◆ Directive
Reproduce the listing below exactly, minus its pictures.

◆ Data lines
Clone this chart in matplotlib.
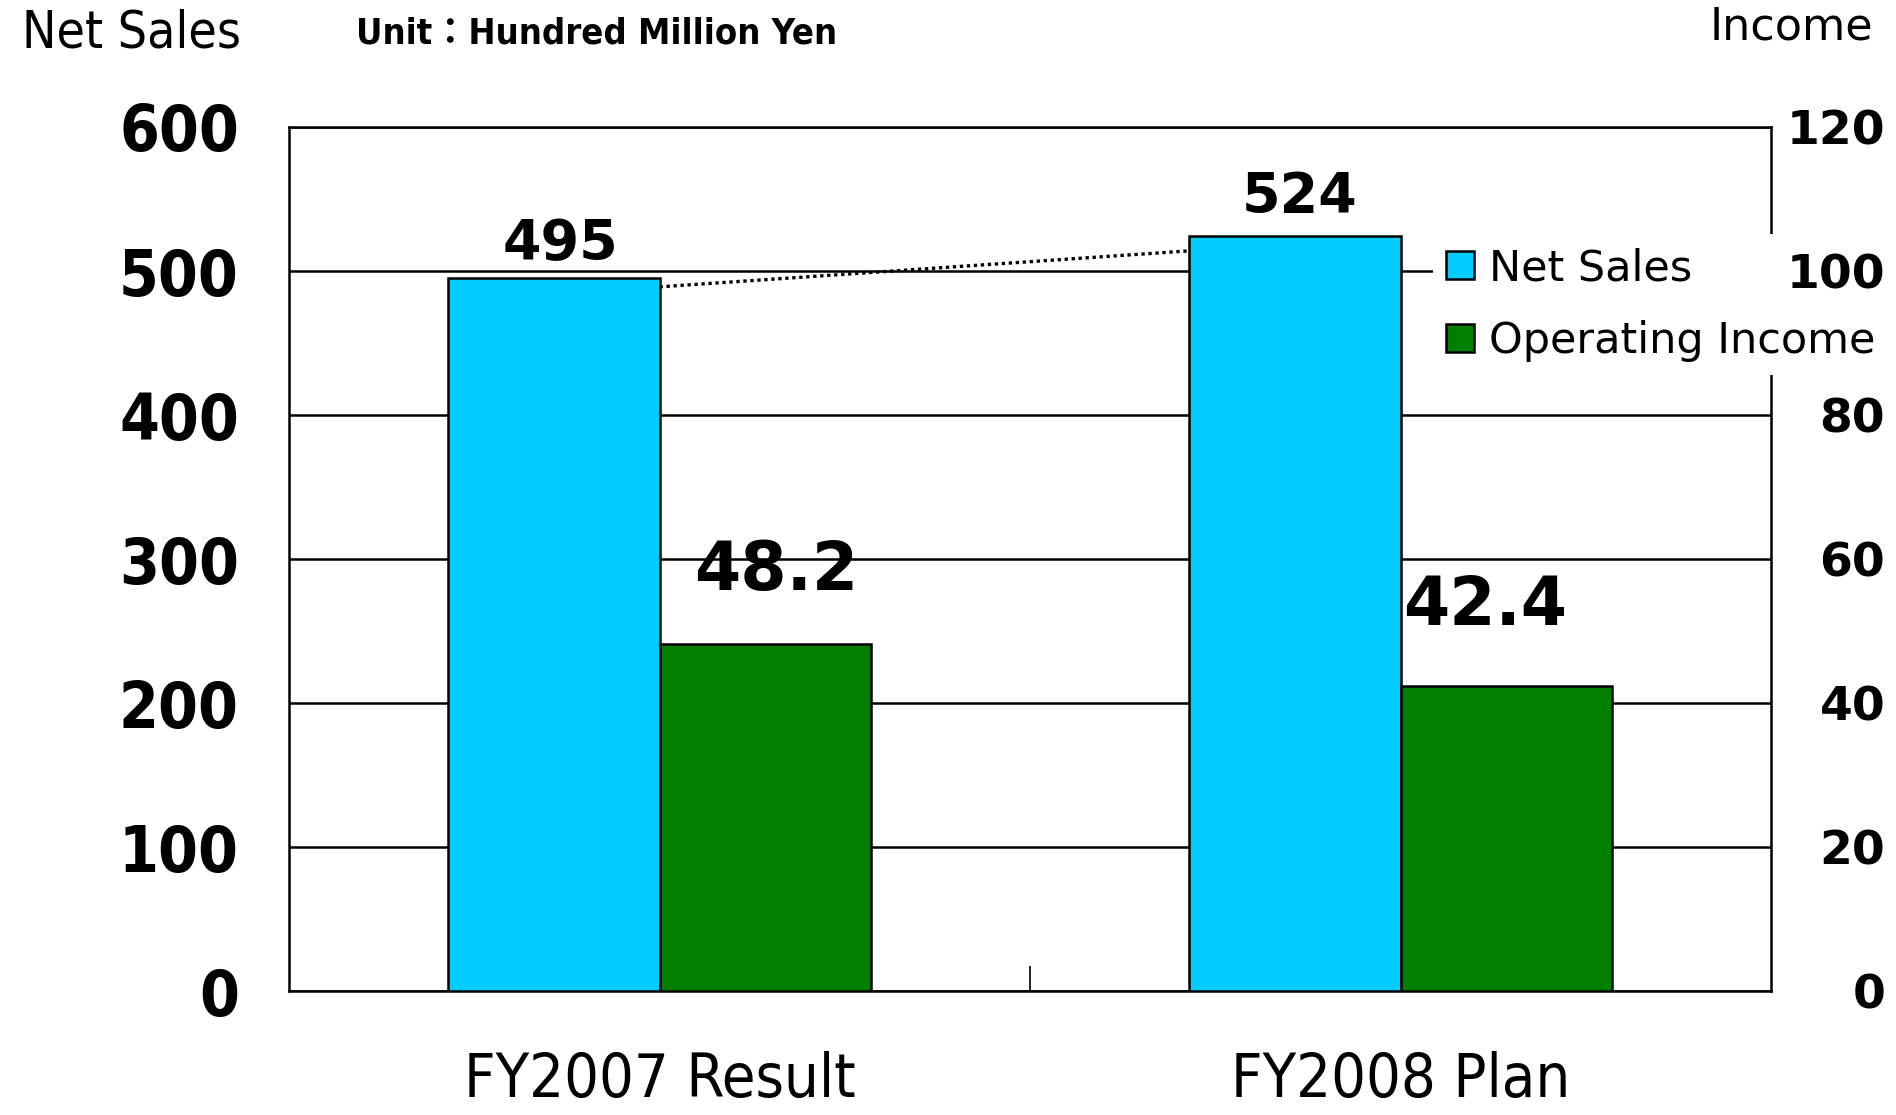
import matplotlib
matplotlib.use("Agg")
import matplotlib.pyplot as plt
from matplotlib.patches import Patch
from matplotlib import font_manager
from matplotlib.font_manager import FontProperties

# ---------------------------------------------------------------------------
# Data (Unit: hundred million yen)
# ---------------------------------------------------------------------------
categories = ["FY2007 Result", "FY2008 Plan"]
net_sales = [495, 524]
operating_income = [48.2, 42.4]
sales_ticks = [0, 100, 200, 300, 400, 500, 600]
income_ticks = [0, 20, 40, 60, 80, 100, 120]

CYAN = "#00CCFF"
GREEN = "#008000"
WIDE = ["DejaVu Sans", "Noto Sans CJK JP"]

# pick a narrow face for the condensed labels, whichever is installed
_installed = {(f.name, f.stretch) for f in font_manager.fontManager.ttflist}
if any(n == "Liberation Sans Narrow" for n, _ in _installed):
    NARROW, STRETCH = ["Liberation Sans Narrow", "Noto Sans CJK JP"], "normal"
elif ("DejaVu Sans", "condensed") in _installed or \
        ("DejaVu Sans", "semi-condensed") in _installed:
    NARROW, STRETCH = ["DejaVu Sans", "Noto Sans CJK JP"], "condensed"
else:
    NARROW, STRETCH = ["Roboto", "Noto Sans CJK JP"], "normal"


def narrow(size, weight="normal"):
    return FontProperties(family=NARROW, stretch=STRETCH, size=size,
                          weight=weight)


fig = plt.figure(figsize=(18.96, 11.15), dpi=100)
ax = fig.add_axes([0.1524, 0.1112, 0.7818, 0.7749])
ax2 = ax.twinx()

x = list(range(len(categories)))
w = 0.285

ax.bar([i - w / 2 for i in x], net_sales, width=w, color=CYAN,
       edgecolor="black", linewidth=1.8, zorder=3)
ax2.bar([i + w / 2 for i in x], operating_income, width=w, color=GREEN,
        edgecolor="black", linewidth=1.8, zorder=3)

# dotted connector between the net sales bar tops
ax.plot([x[0], x[1] - w], [net_sales[0] - 6, net_sales[1] - 10],
        color="black", linestyle=(0, (1, 1.1)), linewidth=2.4, zorder=4)

ax.set_xlim(-0.5, 1.5)
ax.set_ylim(0, 600)
ax2.set_ylim(0, 120)

ax.set_yticks(sales_ticks)
ax.set_yticklabels([str(v) for v in sales_ticks],
                   fontproperties=narrow(46, "bold"))
ax2.set_yticks(income_ticks)
ax2.set_yticklabels([str(v) for v in income_ticks], family=WIDE,
                    fontweight="bold", fontsize=34, ha="right")
ax.tick_params(axis="y", length=0, pad=36)
ax2.tick_params(axis="y", length=0, pad=82)

ax.set_xticks(x)
ax.set_xticklabels(categories, fontproperties=narrow(44))
ax.tick_params(axis="x", length=0, pad=43)
ax.set_xticks([0.5], minor=True)
ax.tick_params(axis="x", which="minor", direction="in", length=18, width=1.2)

ax.grid(True, axis="y", color="black", linewidth=1.8, zorder=0)
ax.set_axisbelow(True)
for s in ax.spines.values():
    s.set_linewidth(1.8)
for s in ax2.spines.values():
    s.set_visible(False)

# value labels
ax.annotate(str(net_sales[0]), (x[0] - w / 2, net_sales[0]), xytext=(5, 5),
            textcoords="offset points", ha="center", va="bottom",
            family=WIDE, fontweight="bold", fontsize=40)
ax.annotate(str(net_sales[1]), (x[1] - w / 2, net_sales[1]), xytext=(3, 9),
            textcoords="offset points", ha="center", va="bottom",
            family=WIDE, fontweight="bold", fontsize=40)
ax2.annotate("%.1f" % operating_income[0], (x[0] + w / 2, operating_income[0]),
             xytext=(8, 29), textcoords="offset points", ha="center",
             va="bottom", family=WIDE, fontweight="bold", fontsize=48)
ax2.annotate("%.1f" % operating_income[1], (x[1] + w / 2, operating_income[1]),
             xytext=(-15, 34), textcoords="offset points", ha="center",
             va="bottom", family=WIDE, fontweight="bold", fontsize=48)

# legend: white box hides gridline and right spine, right tick labels on top
handles = [Patch(facecolor=CYAN, edgecolor="black", linewidth=1.8),
           Patch(facecolor=GREEN, edgecolor="black", linewidth=1.8)]
leg = ax.legend(handles, ["Net Sales", "Operating Income"],
                loc="upper left", bbox_to_anchor=(0.756, 0.79),
                bbox_transform=fig.transFigure,
                prop={"family": WIDE, "size": 31}, frameon=True,
                facecolor="white", edgecolor="none", framealpha=1,
                handlelength=0.65, handleheight=0.65, handletextpad=0.35,
                labelspacing=0.72, borderpad=0.3, borderaxespad=0)
leg.set_zorder(10)

# headers
fig.text(0.0116, 0.970, "Net Sales", fontproperties=narrow(37),
         ha="left", va="center")
fig.text(0.188, 0.970, "Unit\uff1aHundred Million Yen",
         fontproperties=narrow(26, "bold"), ha="left", va="center")
fig.text(0.988, 0.976, "Income", family=WIDE, fontsize=32,
         ha="right", va="center")

fig.savefig("out.png", dpi=100)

◆ Written response
Clone this chart in matplotlib.
import matplotlib
matplotlib.use("Agg")
import matplotlib.pyplot as plt
from matplotlib.patches import Patch
from matplotlib import font_manager
from matplotlib.font_manager import FontProperties

# ---------------------------------------------------------------------------
# Data (Unit: hundred million yen)
# ---------------------------------------------------------------------------
categories = ["FY2007 Result", "FY2008 Plan"]
net_sales = [495, 524]
operating_income = [48.2, 42.4]
sales_ticks = [0, 100, 200, 300, 400, 500, 600]
income_ticks = [0, 20, 40, 60, 80, 100, 120]

CYAN = "#00CCFF"
GREEN = "#008000"
WIDE = ["DejaVu Sans", "Noto Sans CJK JP"]

# pick a narrow face for the condensed labels, whichever is installed
_installed = {(f.name, f.stretch) for f in font_manager.fontManager.ttflist}
if any(n == "Liberation Sans Narrow" for n, _ in _installed):
    NARROW, STRETCH = ["Liberation Sans Narrow", "Noto Sans CJK JP"], "normal"
elif ("DejaVu Sans", "condensed") in _installed or \
        ("DejaVu Sans", "semi-condensed") in _installed:
    NARROW, STRETCH = ["DejaVu Sans", "Noto Sans CJK JP"], "condensed"
else:
    NARROW, STRETCH = ["Roboto", "Noto Sans CJK JP"], "normal"


def narrow(size, weight="normal"):
    return FontProperties(family=NARROW, stretch=STRETCH, size=size,
                          weight=weight)


fig = plt.figure(figsize=(18.96, 11.15), dpi=100)
ax = fig.add_axes([0.1524, 0.1112, 0.7818, 0.7749])
ax2 = ax.twinx()

x = list(range(len(categories)))
w = 0.285

ax.bar([i - w / 2 for i in x], net_sales, width=w, color=CYAN,
       edgecolor="black", linewidth=1.8, zorder=3)
ax2.bar([i + w / 2 for i in x], operating_income, width=w, color=GREEN,
        edgecolor="black", linewidth=1.8, zorder=3)

# dotted connector between the net sales bar tops
ax.plot([x[0], x[1] - w], [net_sales[0] - 6, net_sales[1] - 10],
        color="black", linestyle=(0, (1, 1.1)), linewidth=2.4, zorder=4)

ax.set_xlim(-0.5, 1.5)
ax.set_ylim(0, 600)
ax2.set_ylim(0, 120)

ax.set_yticks(sales_ticks)
ax.set_yticklabels([str(v) for v in sales_ticks],
                   fontproperties=narrow(46, "bold"))
ax2.set_yticks(income_ticks)
ax2.set_yticklabels([str(v) for v in income_ticks], family=WIDE,
                    fontweight="bold", fontsize=34, ha="right")
ax.tick_params(axis="y", length=0, pad=36)
ax2.tick_params(axis="y", length=0, pad=82)

ax.set_xticks(x)
ax.set_xticklabels(categories, fontproperties=narrow(44))
ax.tick_params(axis="x", length=0, pad=43)
ax.set_xticks([0.5], minor=True)
ax.tick_params(axis="x", which="minor", direction="in", length=18, width=1.2)

ax.grid(True, axis="y", color="black", linewidth=1.8, zorder=0)
ax.set_axisbelow(True)
for s in ax.spines.values():
    s.set_linewidth(1.8)
for s in ax2.spines.values():
    s.set_visible(False)

# value labels
ax.annotate(str(net_sales[0]), (x[0] - w / 2, net_sales[0]), xytext=(5, 5),
            textcoords="offset points", ha="center", va="bottom",
            family=WIDE, fontweight="bold", fontsize=40)
ax.annotate(str(net_sales[1]), (x[1] - w / 2, net_sales[1]), xytext=(3, 9),
            textcoords="offset points", ha="center", va="bottom",
            family=WIDE, fontweight="bold", fontsize=40)
ax2.annotate("%.1f" % operating_income[0], (x[0] + w / 2, operating_income[0]),
             xytext=(8, 29), textcoords="offset points", ha="center",
             va="bottom", family=WIDE, fontweight="bold", fontsize=48)
ax2.annotate("%.1f" % operating_income[1], (x[1] + w / 2, operating_income[1]),
             xytext=(-15, 34), textcoords="offset points", ha="center",
             va="bottom", family=WIDE, fontweight="bold", fontsize=48)

# legend: white box hides gridline and right spine, right tick labels on top
handles = [Patch(facecolor=CYAN, edgecolor="black", linewidth=1.8),
           Patch(facecolor=GREEN, edgecolor="black", linewidth=1.8)]
leg = ax.legend(handles, ["Net Sales", "Operating Income"],
                loc="upper left", bbox_to_anchor=(0.756, 0.79),
                bbox_transform=fig.transFigure,
                prop={"family": WIDE, "size": 31}, frameon=True,
                facecolor="white", edgecolor="none", framealpha=1,
                handlelength=0.65, handleheight=0.65, handletextpad=0.35,
                labelspacing=0.72, borderpad=0.3, borderaxespad=0)
leg.set_zorder(10)

# headers
fig.text(0.0116, 0.970, "Net Sales", fontproperties=narrow(37),
         ha="left", va="center")
fig.text(0.188, 0.970, "Unit\uff1aHundred Million Yen",
         fontproperties=narrow(26, "bold"), ha="left", va="center")
fig.text(0.988, 0.976, "Income", family=WIDE, fontsize=32,
         ha="right", va="center")

fig.savefig("out.png", dpi=100)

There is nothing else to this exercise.